Update: The Miitomo app is now available on the U.S. App Store.

Thanks to my Japanese App Store account, this morning I was able to go hands-on with Nintendo’s first real venture into the App Store. The game, Miitomo, doesn’t feature a household name like Mario, Donkey Kong, or even Kirby, but the release feels very much like a Nintendo title.

Miitomo, as its name not-so-subtly alludes to, is a game featuring the Big-N’s popular Mii characters. These characters, which originated on Nintendo’s Wii console back in 2006, have stood the test of time, remaining relevant nearly 10 years after their debut. Miitomo is a game based around custom-made Mii characters spawned from selfies taken by players. Gamers then have have the option of fully customizing the look, clothing, and accessories worn by their Miis.

True, Miitomo is not your typical Nintendo platformer that builds off the company’s many-storied franchises, but it’s a play-it-safe first foray into the world of mobile phones and devices. Nintendo has partnered with DeNA for its mobile device efforts, but most of its titles will be developed in house, with DeNA helping out with the service side of things.
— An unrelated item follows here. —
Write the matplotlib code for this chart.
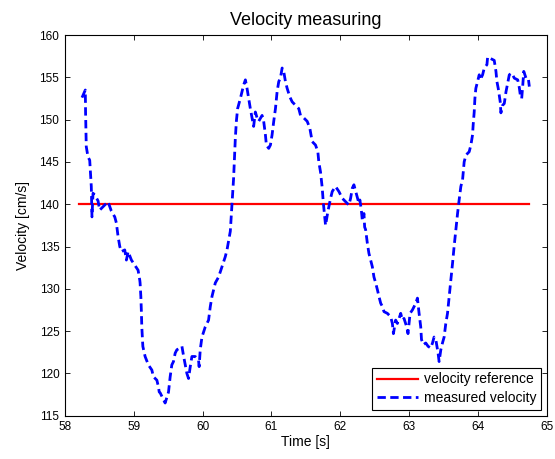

When you first start Miitomo, it’s immediately recognizable as a Nintendo title. It feels like someone took my Nintendo Wii and shrunk it down to fit inside of my iPhone 6s. The music and sound effects, most notably, are of the characteristic Nintendo style. The Miis themselves look just like the Miis on the game-maker’s handheld and home consoles. The writing — witty, with just a hint of corniness thrown in for good measure — is classic Nintendo.

Miitomo officially launches in Japan on the 17th of March, which means it’s available right now on the Japanese App Store. It’ll make its way to additional territories, including the US, during the remainder of March. Miitomo

Although Nintendo held pre-registrations for the title, if you download the game from the App Store, you can start playing immediately without needing a login. Truth be told, I was surprised with how little friction there was from the point of downloading to actually playing. While one of the initial in-game downloads was fairly lengthy, the gameplay tips provided during the download session kept things interesting.

Miitomo is based around grooming your character and interacting with it, progressively leveling it up. When you first create your Mii, you’re able to customize it to a high degree, giving it a name, and even changing the type of attitude and voice inflection it possesses. Nintendo labels Miitomo as a social interaction game, which is another way of saying that the typical hand-eye coordination demanded by so many Nintendo titles of the past can be left at the door.

Miitomo 3

“Playing” the game primarily involves answering questions asked by your character. These questions help your character to get to know you, and can then be used in interactions with friends throughout the adventure. Friends can be acquired via social networks or via personal friend exchanges that require someone with another smartphone running Miitomo.

Miitomo questions

Although the main premise behind the game is character development, acquiring friends, and learning details about those friends via questions, there are other elements within Miitomo to break up the monotony.

Miitomo 1

There’s the shop where you can purchase clothes and accessories, and there are mini-games, though I use that term loosely. The games, which are found under the Miitomo Drop section of the Shop tab, allow you to participate in rudimentary Peggle-styled events to win prizes. Mini-games, as you might expect, require digital currency, and currency can be acquired by progressing through the title or via an in-app purchase.

Miitomo 2

Miitomo isn’t the flagship smartphone game that many have been clamoring for, but it’s an interesting first attempt from Nintendo. The actual gameplay may leave something to be desired, but it without question has Nintendo’s fingerprints all over it. Ultimately, the success you have with Miitomo will be determined by how many friends you can acquire and how many questions you and your friends are willing to answer. With enough friends, and enough questions in the mix, I could see Miitomo turning out to be an enjoyable, yet slow-burning game.

If you’d like to try Miitomo now, you’ll be happy to know that it is completely playable in English, even if you download it from the Japanese App Store. What are your thoughts on Nintendo’s first iOS game?